For the last 10 days I've been sharing tips on interviewing, and reminiscing about favorite interview subjects. I've even mentioned how some of them have inspired me personally. One such instance led me to write a western short story that was originally published by Rope and Wire. You can now download that story here.
If you are planning to conduct your own interview, here are some thoughts to consider:
There are two basic types of interviews:
1) Formal - a planned/scheduled time with prepared questions.
2) Informal - thought questions - spur of the moment.
1) Set your appointmet.
2) Complete background work - research.
3) Outline your questions - for examples see the post here.
You might also read here.
1) Notepad - paper is usually best because electronics can malfunction.
2) Recorder - get their permission to record at the beginning of the recording - it's just good manners.
3) Photography - have a way to take a picture of your subject or arrange to get one from them.
When you interview someone, please be aware of your rapport and dress - having conversations with sources is the key to most stories.
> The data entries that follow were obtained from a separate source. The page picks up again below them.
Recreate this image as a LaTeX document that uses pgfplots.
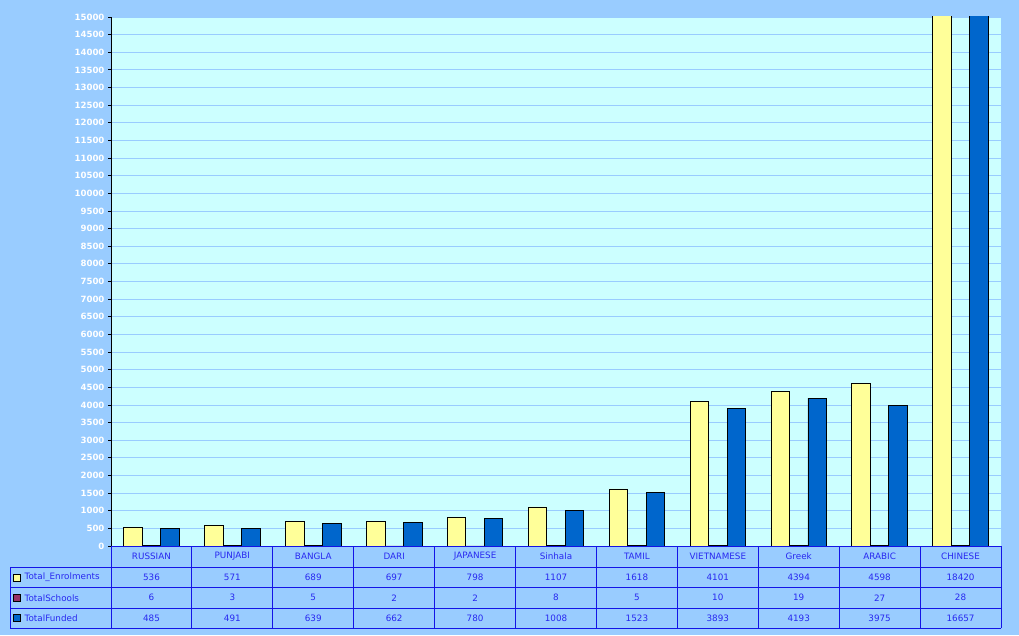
\documentclass[border=0pt]{standalone}
\usepackage{pgfplots}
\pgfplotsset{compat=1.18}
\usepackage{fontspec}
\setmainfont{DejaVu Sans}
\definecolor{bgblue}{HTML}{99CCFF}
\definecolor{plotbg}{HTML}{CCFFFF}
\definecolor{gridc}{HTML}{99CCFF}
\definecolor{cyel}{HTML}{FFFF99}
\definecolor{cmar}{HTML}{993366}
\definecolor{cblu}{HTML}{0066CC}
\definecolor{tabline}{RGB}{20,20,230}
\definecolor{tabtext}{RGB}{40,40,240}
\begin{document}
\begin{tikzpicture}[x=1pt,y=1pt]
\fill[bgblue] (0,0) rectangle (1019,635);
\begin{axis}[
  at={(111pt,89pt)}, anchor=south west,
  width=890pt, height=529pt, scale only axis,
  axis background/.style={fill=plotbg},
  xmin=-0.5, xmax=10.5, ymin=0, ymax=15000,
  xtick=\empty,
  ytick distance=500,
  scaled y ticks=false,
  ymajorgrids, grid style={gridc, line width=0.8pt},
  axis x line=none,
  axis y line*=left,
  axis line style={black, line width=0.8pt, -},
  ytick style={black, line width=0.8pt},
  tick align=outside, major tick length=3pt,
  yticklabel style={font=\fontsize{8.6}{9}\selectfont\bfseries, text=white},
  yticklabel={\pgfmathprintnumber[assume math mode=true, 1000 sep={}, fixed]{\tick}},
  ybar=0pt, bar width=18.5pt,
  every axis plot/.append style={draw=black, line width=0.8pt},
]
\addplot[fill=cyel] coordinates {(0,536) (1,571) (2,689) (3,697) (4,798) (5,1107) (6,1618) (7,4101) (8,4394) (9,4598) (10,18420)};
\addplot[fill=cmar] coordinates {(0,6) (1,3) (2,5) (3,2) (4,2) (5,8) (6,5) (7,10) (8,19) (9,27) (10,28)};
\addplot[fill=cblu] coordinates {(0,485) (1,491) (2,639) (3,662) (4,780) (5,1008) (6,1523) (7,3893) (8,4193) (9,3975) (10,16657)};
\end{axis}
% data table
\begin{scope}[tabline, line width=0.9pt]
\draw (111,89) -- (1001,89);
\foreach \yy in {68,47.5,27,7} \draw (10,\yy) -- (1001,\yy);
\draw (10,7) -- (10,68);
\foreach \k in {0,...,11} \draw ({111+\k*890/11},7) -- ({111+\k*890/11},89);
\end{scope}
\begin{scope}[every node/.style={font=\fontsize{8.8}{9}\selectfont, text=tabtext, inner sep=0pt}]
\foreach \n [count=\i from 0] in {RUSSIAN,PUNJABI,BANGLA,DARI,JAPANESE,Sinhala,TAMIL,VIETNAMESE,Greek,ARABIC,CHINESE}
  \node at ({111+(\i+0.5)*890/11},78.5) {\n};
\foreach \n [count=\i from 0] in {536,571,689,697,798,1107,1618,4101,4394,4598,18420}
  \node at ({111+(\i+0.5)*890/11},57.75) {\n};
\foreach \n [count=\i from 0] in {6,3,5,2,2,8,5,10,19,27,28}
  \node at ({111+(\i+0.5)*890/11},37.25) {\n};
\foreach \n [count=\i from 0] in {485,491,639,662,780,1008,1523,3893,4193,3975,16657}
  \node at ({111+(\i+0.5)*890/11},17) {\n};
\node[anchor=west] at (24.5,57.75) {Total\_Enrolments};
\node[anchor=west] at (24.5,37.25) {TotalSchools};
\node[anchor=west] at (24.5,17) {TotalFunded};
\end{scope}
\filldraw[fill=cyel, draw=black, line width=0.7pt] (13,54) rectangle (20,61);
\filldraw[fill=cmar, draw=black, line width=0.7pt] (13,33.75) rectangle (20,40.75);
\filldraw[fill=cblu, draw=black, line width=0.7pt] (13,13.5) rectangle (20,20.5);
\end{tikzpicture}
\end{document}
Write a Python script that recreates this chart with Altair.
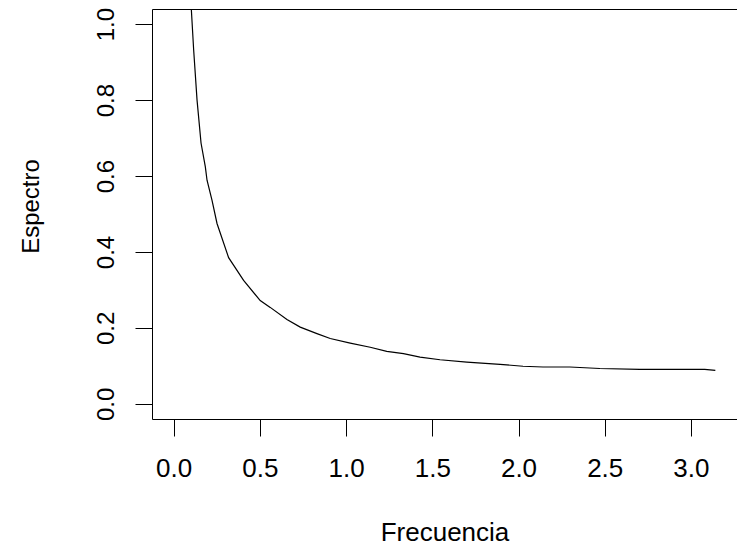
import altair as alt
import pandas as pd

# Values
freq = [0.094, 0.1026, 0.116, 0.1356, 0.1587, 0.1837, 0.1935, 0.2225, 0.2514, 0.3187,
        0.4056, 0.502, 0.560, 0.657, 0.734, 0.831, 0.908, 1.024, 1.140, 1.236,
        1.333, 1.429, 1.545, 1.700, 1.893, 2.026, 2.142, 2.298, 2.472, 2.704,
        2.994, 3.08, 3.1416]
spec = [1.35, 1.038, 0.932, 0.800, 0.687, 0.624, 0.589, 0.536, 0.475, 0.385,
        0.325, 0.272, 0.254, 0.222, 0.202, 0.185, 0.172, 0.160, 0.149, 0.138,
        0.132, 0.123, 0.116, 0.110, 0.104, 0.099, 0.097, 0.097, 0.093, 0.0905,
        0.0905, 0.0905, 0.088]
x_ticks = [0.0, 0.5, 1.0, 1.5, 2.0, 2.5, 3.0]
y_ticks = [0.0, 0.2, 0.4, 0.6, 0.8, 1.0]

df = pd.DataFrame({"Frecuencia": freq, "Espectro": spec})

FONT = "Liberation Sans"

x_axis = alt.Axis(
    values=x_ticks, format=".1f", grid=False, domain=False,
    tickSize=17, tickColor="black", tickWidth=1,
    labelFont=FONT, labelFontSize=26, labelColor="black",
    labelBaseline="alphabetic", labelPadding=40, labelFlush=False,
    title="Frecuencia", titleFont=FONT, titleFontSize=26,
    titleFontWeight="normal", titleColor="black",
    titleBaseline="alphabetic", titleAlign="center",
    titleX=292.5, titleY=121,
)
y_axis = alt.Axis(
    values=y_ticks, format=".1f", grid=False, domain=False,
    tickSize=17, tickColor="black", tickWidth=1,
    labelFont=FONT, labelFontSize=24, labelColor="black",
    labelAngle=270, labelAlign="center", labelBaseline="alphabetic",
    labelPadding=22, labelFlush=False,
    title="Espectro", titleFont=FONT, titleFontSize=24,
    titleFontWeight="normal", titleColor="black",
    titleAngle=270, titleBaseline="alphabetic", titleAlign="center",
    titleX=-114, titleY=197,
)

chart = alt.Chart(df).mark_line(color="black", strokeWidth=1.2, clip=True).encode(
    x=alt.X("Frecuencia:Q", scale=alt.Scale(domain=[-0.12566, 3.26726], nice=False, zero=False), axis=x_axis),
    y=alt.Y("Espectro:Q", scale=alt.Scale(domain=[-0.04, 1.04], nice=False, zero=False), axis=y_axis),
    order=alt.Order("Frecuencia:Q"),
).properties(
    width=585, height=410,
    autosize=alt.AutoSizeParams(type="none"),
    padding={"left": 152, "top": 9, "right": 0, "bottom": 129},
    background="white",
).configure_view(stroke="black", strokeWidth=1)

chart.save("out.html", embed_options={"renderer": "svg", "actions": False})
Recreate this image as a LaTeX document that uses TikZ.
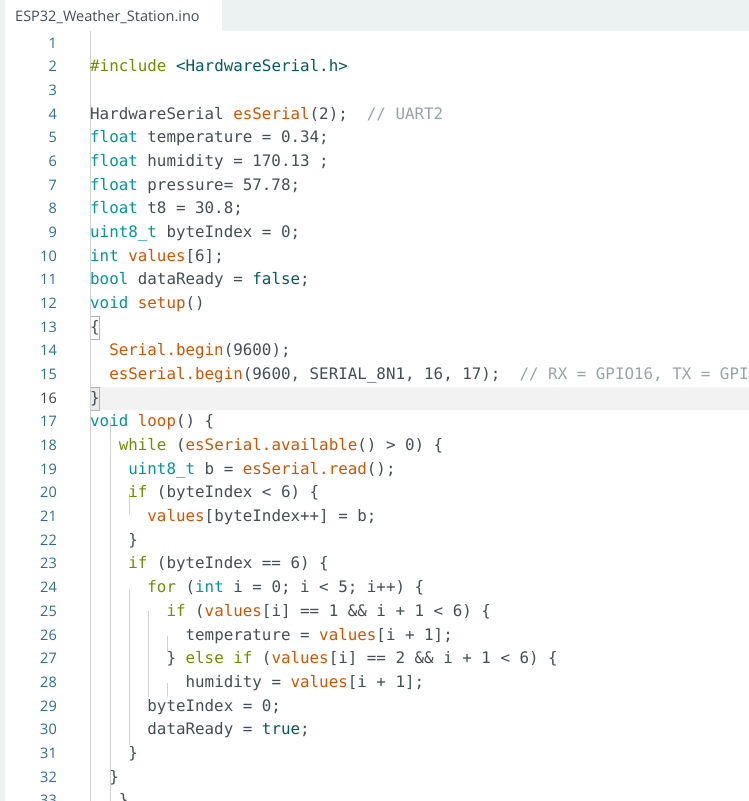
\documentclass[tikz,border=0pt]{standalone}
\usepackage{fontspec}
\setmainfont{Open Sans}
\setmonofont{DejaVu Sans Mono}
\definecolor{txt}{HTML}{434F54}
\definecolor{kwc}{HTML}{00979D}
\definecolor{fnc}{HTML}{D35400}
\definecolor{ppc}{HTML}{728E00}
\definecolor{cmc}{HTML}{95A5A6}
\definecolor{lit}{HTML}{005C5F}
\definecolor{lnc}{HTML}{2E6E8E}
\definecolor{bar}{HTML}{ECF1F1}
\newcommand{\kw}[1]{\textcolor{kwc}{#1}}
\newcommand{\fn}[1]{\textcolor{fnc}{#1}}
\newcommand{\pp}[1]{\textcolor{ppc}{#1}}
\newcommand{\cm}[1]{\textcolor{cmc}{#1}}
\newcommand{\lt}[1]{\textcolor{lit}{#1}}
\begin{document}
\begin{tikzpicture}[x=1pt,y=-1pt,
  code/.style={anchor=base west,inner sep=0pt,font=\ttfamily\fontsize{15.85}{16}\selectfont,text=txt},
  lnum/.style={anchor=base east,inner sep=0pt,font=\fontsize{14.5}{16}\selectfont,text=lnc},
  guide/.style={draw=black!18,line width=0.8pt}]
\useasboundingbox (0,0) rectangle (749,801);
\begin{scope}
\clip (0,0) rectangle (749,801);
\fill[white] (0,0) rectangle (749,801);
\fill[bar] (0,0) rectangle (749,31);
\fill[bar] (0,0) rectangle (5,801);
\fill[white] (5,0) rectangle (222,31);
\node[anchor=base west,inner sep=0pt,font=\fontsize{14.5}{16}\selectfont,text=txt] (tab) at (15,21) {ESP32\_Weather\_Station.ino};
% current line highlight
\fill[black!5] (90,387) rectangle (749,410);
\draw[black!30] (90,316) rectangle (99.5,339);
\draw[black!30,fill=black!8] (90,387) rectangle (99.5,410);
% guides
\draw[guide] (90,31) -- (90,801);
\draw[guide] (110,420) -- (110,801);
\draw[guide] (129,494) -- (129,515);
\draw[guide] (129,589) -- (129,745);
\draw[guide] (148,611) -- (148,697);
\draw[guide] (167,636) -- (167,652);
\draw[guide] (167,683) -- (167,697);
\foreach \i in {1,...,33}{
  \pgfmathsetmacro\yy{48+(\i-1)*23.68}
  \ifnum\i=16
    \node[lnum,text=black!75] (n\i) at (57,\yy) {\i};
  \else
    \node[lnum] (n\i) at (57,\yy) {\i};
  \fi
}
\def\Y#1{48+(#1-1)*23.68}
\node[code] (l2) at (90,{\Y{2}}) {\pp{\#include} \lt{<HardwareSerial.h>}};
\node[code] (l4) at (90,{\Y{4}}) {HardwareSerial \fn{esSerial}(2);\ \ \cm{// UART2}};
\node[code] (l5) at (90,{\Y{5}}) {\kw{float} temperature = 0.34;};
\node[code] (l6) at (90,{\Y{6}}) {\kw{float} humidity = 170.13 ;};
\node[code] (l7) at (90,{\Y{7}}) {\kw{float} pressure= 57.78;};
\node[code] (l8) at (90,{\Y{8}}) {\kw{float} t8 = 30.8;};
\node[code] (l9) at (90,{\Y{9}}) {\kw{uint8\_t} byteIndex = 0;};
\node[code] (l10) at (90,{\Y{10}}) {\kw{int} \fn{values}[6];};
\node[code] (l11) at (90,{\Y{11}}) {\kw{bool} dataReady = \lt{false};};
\node[code] (l12) at (90,{\Y{12}}) {\kw{void} \fn{setup}()};
\node[code] (l13) at (90,{\Y{13}}) {\{};
\node[code] (l14) at (90,{\Y{14}}) {\ \ \fn{Serial.begin}(9600);};
\node[code] (l15) at (90,{\Y{15}}) {\ \ \fn{esSerial.begin}(9600, SERIAL\_8N1, 16, 17);\ \ \cm{// RX = GPIO16, TX = GPIO17}};
\node[code] (l16) at (90,{\Y{16}}) {\}};
\node[code] (l17) at (90,{\Y{17}}) {\kw{void} \fn{loop}() \{};
\node[code] (l18) at (90,{\Y{18}}) {\ \ \ \pp{while} (\fn{esSerial.available}() > 0) \{};
\node[code] (l19) at (90,{\Y{19}}) {\ \ \ \ \kw{uint8\_t} b = \fn{esSerial.read}();};
\node[code] (l20) at (90,{\Y{20}}) {\ \ \ \ \pp{if} (byteIndex < 6) \{};
\node[code] (l21) at (90,{\Y{21}}) {\ \ \ \ \ \ \fn{values}[byteIndex++] = b;};
\node[code] (l22) at (90,{\Y{22}}) {\ \ \ \ \}};
\node[code] (l23) at (90,{\Y{23}}) {\ \ \ \ \pp{if} (byteIndex == 6) \{};
\node[code] (l24) at (90,{\Y{24}}) {\ \ \ \ \ \ \pp{for} (\kw{int} i = 0; i < 5; i++) \{};
\node[code] (l25) at (90,{\Y{25}}) {\ \ \ \ \ \ \ \ \pp{if} (\fn{values}[i] == 1 \&\& i + 1 < 6) \{};
\node[code] (l26) at (90,{\Y{26}}) {\ \ \ \ \ \ \ \ \ \ temperature = \fn{values}[i + 1];};
\node[code] (l27) at (90,{\Y{27}}) {\ \ \ \ \ \ \ \ \} \pp{else if} (\fn{values}[i] == 2 \&\& i + 1 < 6) \{};
\node[code] (l28) at (90,{\Y{28}}) {\ \ \ \ \ \ \ \ \ \ humidity = \fn{values}[i + 1];};
\node[code] (l29) at (90,{\Y{29}}) {\ \ \ \ \ \ byteIndex = 0;};
\node[code] (l30) at (90,{\Y{30}}) {\ \ \ \ \ \ dataReady = \lt{true};};
\node[code] (l31) at (90,{\Y{31}}) {\ \ \ \ \}};
\node[code] (l32) at (90,{\Y{32}}) {\ \ \}};
\node[code] (l33) at (90,{\Y{33}}) {\ \ \ \}};
\end{scope}
\end{tikzpicture}
\end{document}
1) Your ability to make people comfortable with you is the difference between mediocre reporting/research and good story telling.
2) It may be something as trifling as your appearance that determines whether you will have a successful interview.
a) Be on time.
b) Be prepared.
c) Be friendly.
d) Be open-minded.
e) Take notes - assume the recorder isn't working.
f) Dress appropriately.
g) Look your subject in the eye.
h) Leave the door open for future visits - "May I contact you again?"
i) Listen with a "grain of salt" - not all interviewees are honest or unbiased.
After the interview:
1) Organize your notes immediately - especially if you used shorthand. Fill in any blanks while the information is fresh in your mind.
2) Check accuracy - spelling, dates, statistics, and quotes.
Sounds like excellent advice! The apostle Paul said to be as much like those you were talking to as you could without denying your God. Suppose that same attitude, to help the other person relax and be real, works here. I've interviewed one person in person. That was back in college. Was an assignment. Interviewed a bank executive. I was asked to prepare questions for the presidential candidates by a Texas newspaper in 2008. I simply decided on my questions and emailed them to the editor. And I interviewed a fellow blogger who writes Christian Cowboy poetry for my church and blog once. I made up a list of questions and again we emailed.
Revisit the Tender Years with me during the #AtoZChallenge at Life & Faith in Caneyhead!
Some great advice here!
Again to be bookmarked for future research and where interviewing needs to be done.
I think interviewing should be done more often. Some instances that come to mind are, to ask questions of someone in an industry you're curious about, to ask questions of someone at a college you're considering attending, or perhaps to sit down and talk with someone you wouldn't normally have the opportunity to do so with. Your tips are thorough and I'm sure could benefit many.